Table 1 shows specific process conditions for the softening step (S200). Referring to Table 1, the softening step (S200) may include, for example, heating to 500° C. to 650° C. at a heating rate of 30° C./hr to 80° C./hr, holding for 2 hours to 16 hours, and then cooling to room temperature at a cooling rate of 30° C./hr to 60° C./hr.
For softening, heat treatment is performed in a temperature range of 500° C. to 650° C. for a sufficient time. When the softening temperature is lower than 500° C., martensite formed after hot rolling does not undergo recrystallization but only tempering such that C oversaturated in the microstructure forms and spheroidizes cementite (0) in the microstructure. In this case, the brittleness of martensite may occur to cause safety accidents such as sheet fracture during cold rolling. When the softening temperature is higher than 650° C., excessive formation of austenite may occur during softening, and martensite may be formed during cooling, preventing an effective reduction in strength. Thus, the strength of the hot-rolled material may be reduced by controlling the temperature range to 500° C. to 650° C. The step of producing the cold-rolled steel sheet by cold rolling the softened steel sheet (S300) is performed to reduce the hot-rolled material to the final thickness of the steel sheet. Pickling may be performed before cold rolling. The reduction ratio in the cold rolling process may be controlled according to the final product specifications, for example, to 40% to 60%. A higher reduction ratio in cold rolling enhances formability due to the refining effect on the microstructure. When the reduction in cold rolling is less than 40%, a uniform microstructure is not easily achieved, and when the reduction in cold rolling is greater than 60%, the roll force is increased to raise the process load.
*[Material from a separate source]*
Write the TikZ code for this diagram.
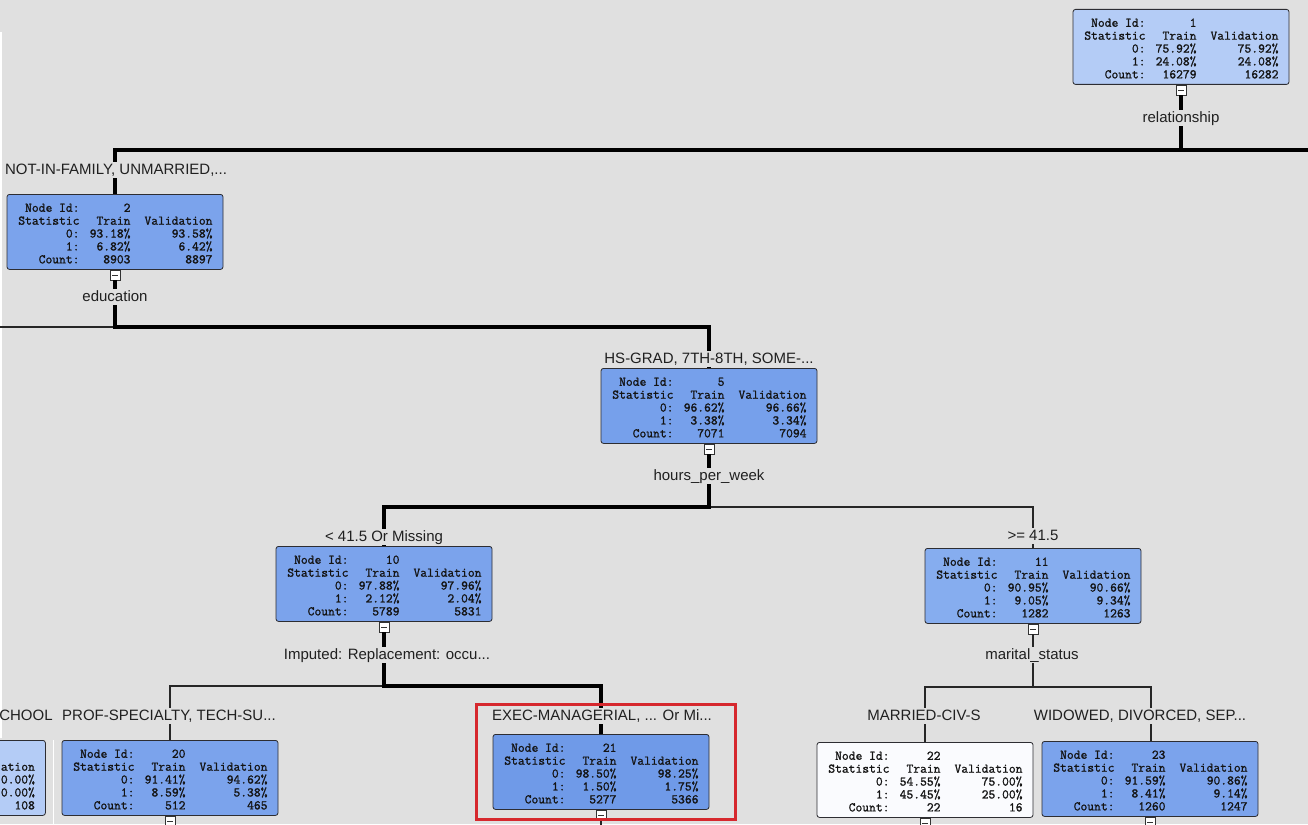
\documentclass[tikz,border=0pt]{standalone}
\usepackage{fontspec}
\newfontfamily\labfont{Liberation Sans}
\newfontfamily\boxmono{lmmono12-regular.otf}[FakeBold=1.2]
\definecolor{bg}{RGB}{224,224,224}
\definecolor{clight}{RGB}{180,204,246}
\definecolor{cmed}{RGB}{123,163,236}
\definecolor{cmedb}{RGB}{118,160,235}
\definecolor{cdark}{RGB}{111,154,232}
\definecolor{cpale}{RGB}{134,173,239}
\definecolor{cwhite}{RGB}{250,251,254}
\definecolor{boxline}{RGB}{45,45,50}
\definecolor{txt}{RGB}{20,20,20}
\definecolor{labtxt}{RGB}{32,32,32}
\definecolor{redframe}{RGB}{214,40,46}
\newcommand\trow[3]{\makebox[62pt][r]{#1}\makebox[51pt][r]{#2}\makebox[82pt][r]{#3}}
\newcommand\tcontent[7]{\rule{0pt}{11.5pt}\trow{Node Id:}{#1}{}\\\trow{Statistic}{Train}{Validation}\\\trow{0:}{#2}{#3}\\\trow{1:}{#4}{#5}\\\trow{Count:}{#6}{#7}}
\tikzset{
  tbox/.style={draw=boxline, line width=0.8pt, rounded corners=2.5pt,
    minimum width=216pt, minimum height=75pt, inner sep=0pt, align=left,
    font=\boxmono\fontsize{13.2}{12.9}\selectfont, text=txt, anchor=north},
  lab/.style={font=\labfont\fontsize{15}{15}\selectfont, text=labtxt,
    inner sep=1pt, text height=11pt, text depth=3pt},
  minusbox/.style={draw=black!80, fill=white, line width=0.6pt, minimum size=10pt,
    inner sep=0pt, anchor=north,
    path picture={\draw[line width=0.9pt] ([xshift=2pt]path picture bounding box.west) -- ([xshift=-2pt]path picture bounding box.east);}},
  thickline/.style={line width=4.5pt, black, line join=miter},
  thinline/.style={line width=1.6pt, black!85, line join=miter},
  redbox/.style={draw=redframe, line width=3pt},
}
\begin{document}
\begin{tikzpicture}[x=1pt,y=-1pt]
\useasboundingbox (0,0) rectangle (1308,824);
\clip (0,0) rectangle (1308,824);
\fill[bg] (0,0) rectangle (1308,824);
\fill[white] (0,32) rectangle (2,738);
\fill[white] (52.5,740) rectangle (54,824);

% nodes
\node[tbox, fill=clight] (n1) at (1181,9) {\tcontent{1}{75.92\%}{75.92\%}{24.08\%}{24.08\%}{16279}{16282}};
\node[minusbox] (m1) at (n1.south) {};
\node[lab] (lrel) at (1181,118) {relationship};

\node[lab] (l2) at (116,170) {NOT-IN-FAMILY, UNMARRIED,...};
\node[tbox, fill=cmed] (n2) at (115,194) {\tcontent{2}{93.18\%}{93.58\%}{6.82\%}{6.42\%}{8903}{8897}};
\node[minusbox] (m2) at (n2.south) {};
\node[lab] (le) at (115,297) {education};

\node[lab] (l5) at (709,359) {HS-GRAD, 7TH-8TH, SOME-...};
\node[tbox, fill=cmedb] (n5) at (709,368) {\tcontent{5}{96.62\%}{96.66\%}{3.38\%}{3.34\%}{7071}{7094}};
\node[minusbox] (m5) at (n5.south) {};
\node[lab] (lh) at (709,476) {hours\_per\_week};

\node[lab] (l10) at (384,537) {< 41.5 Or Missing};
\node[tbox, fill=cmed] (n10) at (384,546) {\tcontent{10}{97.88\%}{97.96\%}{2.12\%}{2.04\%}{5789}{5831}};
\node[minusbox] (m10) at (n10.south) {};
\node[lab] (limp) at (387,655) {Imputed: Replacement: occu...};

\node[lab] (l11) at (1033,536) {>= 41.5};
\node[tbox, fill=cpale] (n11) at (1033,548) {\tcontent{11}{90.95\%}{90.66\%}{9.05\%}{9.34\%}{1282}{1263}};
\node[minusbox] (m11) at (n11.south) {};
\node[lab] (lmar) at (1032,655) {marital\_status};

\node[lab] (l0) at (26,716) {CHOOL};
\node[tbox, fill=clight, anchor=north west] (n0) at (-171,740) {\rule{0pt}{11.5pt}\trow{}{}{}\\\trow{}{}{ation}\\\trow{}{}{0.00\%}\\\trow{}{}{0.00\%}\\\trow{}{}{108}};

\node[lab] (l20) at (169,716) {PROF-SPECIALTY, TECH-SU...};
\node[tbox, fill=cmed] (n20) at (170,740) {\tcontent{20}{91.41\%}{94.62\%}{8.59\%}{5.38\%}{512}{465}};
\node[minusbox] (m20) at (n20.south) {};

\node[lab] (l21) at (602,716) {EXEC-MANAGERIAL, ... Or Mi...};
\node[tbox, fill=cdark] (n21) at (601,734) {\tcontent{21}{98.50\%}{98.25\%}{1.50\%}{1.75\%}{5277}{5366}};
\node[minusbox] (m21) at (n21.south) {};

\node[lab] (l22) at (924,716) {MARRIED-CIV-S};
\node[tbox, fill=cwhite] (n22) at (925,742) {\tcontent{22}{54.55\%}{75.00\%}{45.45\%}{25.00\%}{22}{16}};
\node[minusbox] (m22) at (n22.south) {};

\node[lab] (l23) at (1140,716) {WIDOWED, DIVORCED, SEP...};
\node[tbox, fill=cmed] (n23) at (1150,741) {\tcontent{23}{91.59\%}{90.86\%}{8.41\%}{9.14\%}{1260}{1247}};
\node[minusbox] (m23) at (n23.south) {};

% junctions
\coordinate (j1) at (1181,150);
\coordinate (j1L) at (115,150);
\coordinate (j1R) at (1315,150);
\coordinate (jE) at (115,327);
\coordinate (jER) at (709,327);
\coordinate (jEL) at (-5,327);
\coordinate (jH) at (709,507);
\coordinate (jHL) at (384,507);
\coordinate (jHR) at (1033,507);
\coordinate (jI) at (384,686);
\coordinate (jIL) at (170,686);
\coordinate (jIR) at (601,686);
\coordinate (jM) at (1033,687);
\coordinate (jML) at (925,687);
\coordinate (jMR) at (1151,687);
\coordinate (jB21) at (601,830);

% connectors
\draw[thickline] (m1.south) -- (lrel.north);
\draw[thickline] (lrel.south) -- (j1);
\draw[thickline] (j1R) -- (j1L) -- (j1L |- l2.north);
\draw[thickline] (j1L |- l2.south) -- (n2.north);

\draw[thickline] (m2.south) -- (le.north);
\draw[thinline] (jE) -- (jEL);
\draw[thickline] (le.south) -- (jE) -- (jER) -- (jER |- l5.north);
\draw[thickline] (jER |- l5.south) -- (n5.north);

\draw[thickline] (m5.south) -- (lh.north);
\draw[thinline] (jH) -- (jHR) -- (jHR |- l11.north);
\draw[thinline] (jHR |- l11.south) -- (n11.north);
\draw[thickline] (lh.south) -- (jH) -- (jHL) -- (jHL |- l10.north);
\draw[thickline] (jHL |- l10.south) -- (n10.north);

\draw[thickline] (m10.south) -- (m10.south |- limp.north);
\draw[thinline] (jI) -- (jIL) -- (jIL |- l20.north);
\draw[thinline] (jIL |- l20.south) -- (n20.north);
\draw[thickline] (m10.south |- limp.south) -- (jI) -- (jIR) -- (jIR |- l21.north);
\draw[thickline] (jIR |- l21.south) -- (n21.north);
\draw[thinline] (m21.south) -- (jB21);

\draw[thinline] (m11.south) -- (m11.south |- lmar.north);
\draw[thinline] (m11.south |- lmar.south) -- (jM);
\draw[thinline] (jML |- l22.north) -- (jML) -- (jMR) -- (jMR |- l23.north);
\draw[thinline] (jML |- l22.south) -- (n22.north);
\draw[thinline] (jMR |- l23.south) -- (jMR |- n23.north);

% highlight frame
\draw[redbox] (476.5,704.5) rectangle (735,819);
\end{tikzpicture}
\end{document}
The step of annealing the cold-rolled steel sheet (S400) may include heating the cold-rolled steel sheet at a heating rate of 1° C./s to 10° C./s and maintaining an annealing temperature of 820° C. to 860° C. for 40 sec. to 120 sec. The annealing process is performed under conditions of the annealing start temperature and the annealing holding time within a dual-phase region of austenite and ferrite. In the current embodiment, heat treatment is performed within the dual-phase region to achieve the desired final material properties of the steel sheet by ensuring an appropriate fraction of ferrite for an ideal composition of ferrite, tempered martensite, and retained austenite in the final microstructure.
The annealed cold-rolled steel sheet is multi-stage-cooled to a temperature of 200° C. to 260° C. (S500). The step of multi-stage cooling the cold-rolled steel sheet (S500) may include a primary cooling step for slowly cooling the cold-rolled steel sheet at a cooling rate of 1° C./s to 10° C./s to an end temperature of 550° C. to 750° C.; and a secondary cooling step for rapidly cooling the cold-rolled steel sheet at a cooling rate of 50° C./s or more to an end temperature of 200° C. to 260° C.
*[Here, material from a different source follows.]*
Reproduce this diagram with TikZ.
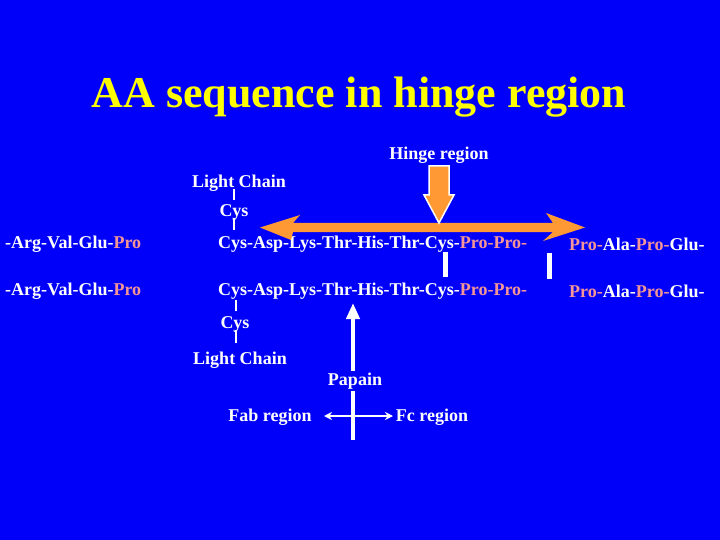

The primary cooling step is a step of performing slow cooling after annealing to achieve the plasticity of the final microstructure by attempting to ensure a certain amount of ferrite in the final microstructure during heat treatment. The secondary cooling step may include a step of performing rapid cooling, for example, to a rapid cooling end temperature of 200° C. to 260° C. at a cooling rate of 70° C./s or more after the primary cooling step. The final material properties may be easily ensured by transforming austenite into martensite in the microstructure after slow cooling through the control of the rapid cooling end temperature, and a cooling rate of 70° C./s or more is required to suppress phase transformation during the rapid cooling process.
The multi-stage-cooled cold-rolled steel sheet is partitioned at a temperature of 370° C. to 460° C. (S600). The partitioning step (S600) may be performed by heating the cooled cold-rolled steel sheet at a heating rate of 20° C./s or more and holding a temperature of 370° C. to 460° C. for 10 sec. to 240 sec. The partitioning step S600 aims to ensure strength and elongation through carbon enrichment in retained austenite and martensite tempering, and lastly maintain the final microstructure configuration. The partitioning step (S600) may include, for example, a process of maintaining a reheating temperature of 400° C. to 460° C. within 60 sec.
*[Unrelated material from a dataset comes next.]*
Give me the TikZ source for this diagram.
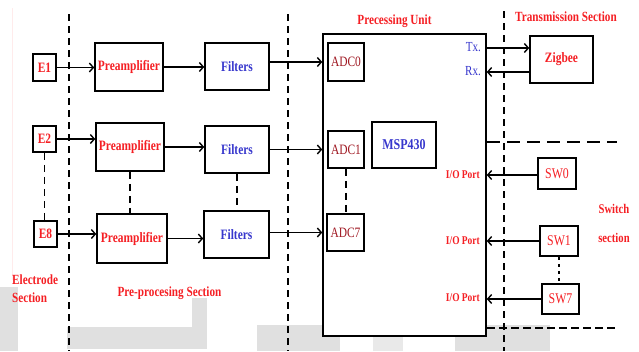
\documentclass[tikz,border=0pt]{standalone}
\usepackage{fontspec}
\setmainfont{Liberation Serif}[FakeStretch=0.8]
\usetikzlibrary{arrows.meta}
\definecolor{tr}{RGB}{245,30,35}
\definecolor{tb}{RGB}{55,55,205}
\definecolor{tm}{RGB}{160,25,35}
\definecolor{patch}{RGB}{224,224,224}
\begin{document}
\begin{tikzpicture}[x=1pt,y=-1pt,
  box/.style={draw, line width=1.5pt, inner sep=0pt, fill=white},
  rl/.style={font=\fontsize{14.3}{15}\selectfont\bfseries, text=tr},
  bl/.style={font=\fontsize{14.3}{15}\selectfont\bfseries, text=tb},
  ml/.style={font=\fontsize{14.3}{15}\selectfont, text=tm},
  sw/.style={font=\fontsize{14.8}{15}\selectfont, text=tr},
  io/.style={font=\fontsize{11.8}{12}\selectfont\bfseries, text=tr, anchor=east, inner sep=0pt},
  txl/.style={font=\fontsize{13.8}{14}\selectfont, text=tb, anchor=east, inner sep=0pt},
  sec/.style={font=\fontsize{14}{18}\selectfont\bfseries, text=tr, inner sep=0pt},
  arr/.style={line width=1.5pt, -{Straight Barb[length=4pt,width=9pt,line width=1.4pt]}},
  sect/.style={line width=1.5pt, dash pattern=on 7pt off 5pt},
  link/.style={line width=1.5pt, dash pattern=on 7pt off 5pt}]
\useasboundingbox (0,0) rectangle (639,351);
% faint scan background
\fill[patch] (0,287) rectangle (18,351);
\fill[patch] (67,327) rectangle (207,349);
\fill[patch] (192,298) rectangle (207,327);
\fill[patch] (257,325) rectangle (340,351);
\fill[patch!70!white] (373,283) rectangle (403,351);
\fill[patch] (455,325) rectangle (550,351);
\draw[red!8, line width=1pt] (12,8) -- (12,280);
% section separators
\draw[sect] (69,14) -- (69,351);
\draw[sect] (288,14) -- (288,351);
\draw[sect] (504,11) -- (504,351);
\draw[line width=1.5pt, dash pattern=on 13pt off 7pt] (487,142) -- (617,142);
\draw[line width=1.5pt, dash pattern=on 8pt off 4pt] (487,328) -- (615,328);
% electrodes
\node[box, rl, minimum width=23pt, minimum height=27pt] (e1) at (44.5,67.5) {E1};
\node[box, rl, minimum width=23pt, minimum height=26pt] (e2) at (44.5,139) {E2};
\node[box, rl, minimum width=23pt, minimum height=26pt] (e8) at (45.5,234) {E8};
% preamplifiers
\node[box, rl, minimum width=68pt, minimum height=48pt] (p1) at (129,67) {Preamplifier};
\node[box, rl, minimum width=68pt, minimum height=48pt] (p2) at (130,147) {Preamplifier};
\node[box, rl, minimum width=70pt, minimum height=49pt] (p3) at (132,238.5) {Preamplifier};
% filters
\node[box, bl, minimum width=64pt, minimum height=47pt] (f1) at (237,66.5) {Filters};
\node[box, bl, minimum width=64pt, minimum height=47pt] (f2) at (237,149.5) {Filters};
\node[box, bl, minimum width=65pt, minimum height=47pt] (f3) at (236.5,234.5) {Filters};
% processing unit
\node[box, minimum width=163pt, minimum height=302pt] (pu) at (404.5,185) {};
\node[box, ml, minimum width=36pt, minimum height=38pt] (a0) at (346,62) {ADC0};
\node[box, ml, minimum width=36pt, minimum height=37pt] (a1) at (346,149.5) {ADC1};
\node[box, ml, minimum width=37pt, minimum height=37pt] (a7) at (345.5,232.5) {ADC7};
\node[box, bl, font=\fontsize{15}{15}\selectfont\bfseries, minimum width=64pt, minimum height=46pt] (msp) at (404,145) {MSP430};
\node[txl] (tx) at (481,47) {Tx.};
\node[txl] (rx) at (481,71) {Rx.};
% zigbee
\node[box, rl, minimum width=63pt, minimum height=47pt] (zig) at (561.5,59.5) {Zigbee};
% switches
\node[box, sw, minimum width=38pt, minimum height=31pt] (sw0) at (557,173.5) {SW0};
\node[box, sw, minimum width=38pt, minimum height=30pt] (sw1) at (559,241) {SW1};
\node[box, sw, minimum width=37pt, minimum height=30pt] (sw7) at (560.5,299) {SW7};
\node[io] (io0) at (480,175) {I/O Port};
\node[io] (io1) at (480,241) {I/O Port};
\node[io] (io7) at (480,298) {I/O Port};
% section titles
\node[sec] (tpu) at (394.5,21) {Precessing Unit};
\node[sec] (tts) at (566,17) {Transmission Section};
\node[sec, align=left, anchor=west] (tel) at (12,289) {Electrode\\Section};
\node[sec] (tpp) at (169.5,293) {Pre-procesing Section};
\node[sec, align=center, font=\fontsize{13.3}{29}\selectfont\bfseries] (tsw) at (614,223.5) {Switch\\section};
% arrows
\draw[arr] (e1) -- (e1 -| p1.west);
\draw[arr] (e2) -- (e2 -| p2.west);
\draw[arr] (e8) -- (e8 -| p3.west);
\draw[arr] (p1) -- (p1 -| f1.west);
\draw[arr] (p2) -- (p2 -| f2.west);
\draw[arr] (p3) -- (p3 -| f3.west);
\draw[arr] (f1.east |- a0) -- (pu.west |- a0);
\draw[arr] (f2.east |- a1) -- (pu.west |- a1);
\draw[arr] (f3.east |- a7) -- (pu.west |- a7);
\coordinate (txp) at ([yshift=11.5pt]zig.west);
\coordinate (rxp) at ([yshift=-12.5pt]zig.west);
\draw[arr] (pu.east |- txp) -- (txp);
\draw[arr] (rxp) -- (pu.east |- rxp);
\draw[arr] (sw0.west |- io0) -- (pu.east |- io0);
\draw[arr] (sw1) -- (sw1 -| pu.east);
\draw[arr] (sw7) -- (sw7 -| pu.east);
% dashed continuations
\draw[link] (e2.south) -- (e2.south |- e8.north);
\draw[link] (p2.south) -- (p2.south |- p3.north);
\draw[link] (f2.south) -- (f2.south |- f3.north);
\draw[link] (a1.south) -- (a1.south |- a7.north);
\draw[line width=1.5pt, dash pattern=on 3pt off 4pt] (sw1.south) -- (sw1.south |- sw7.north);
\end{tikzpicture}
\end{document}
After the partitioning step (S600) is performed, the steel sheet may be immersed in a Zn—Mg—Al coating bath and then cooled to room temperature to produce a final steel sheet.
The ultra-high-strength steel sheet of the present disclosure manufactured by performing the above-described steps may have a YP of 850 MPa or more, a TS of 1180 MPa or more, and an El of 14% or more. For example, the steel sheet may have a YP of 850 MPa to 1070 MPa, a TS of 1180 MPa to 1250 MPa, and an El of 14% to 20%. Furthermore, the product of TS and El may be no less than 15,000 MPa·%. In the present disclosure, the product of TS and El is 15,000 MPa·% or more, which is more than twice the value of 7,000 MPa·%, typically representing the product of TS and total El at a similar strength level, and thus it may be understood that superior formability may be achieved compared to existing ultra-high-strength steels at the same strength.
In the existing process of forming vehicle body parts, the fracture of components made from ultra-high-strength materials during forming may be explained by evaluation criteria such as drawability and bi-axial stretchability, which are represented in the general forming limit diagram, as well as hole expansion ratio, which is not shown in the forming limit diagram. Generally, sheet materials with better formability evaluation results may be used for more complex forming structures in the processing of vehicle body parts. These formability indices are important factors in vehicle part forming processes carried out through pressing operations. Typically, ultra-high-strength materials show a tendency for reduced elongation as their strength increases. To improve the formability of these ultra-high-strength materials, materials are being developed by applying specialized forming processes or deformation mechanisms designed to enhance formability.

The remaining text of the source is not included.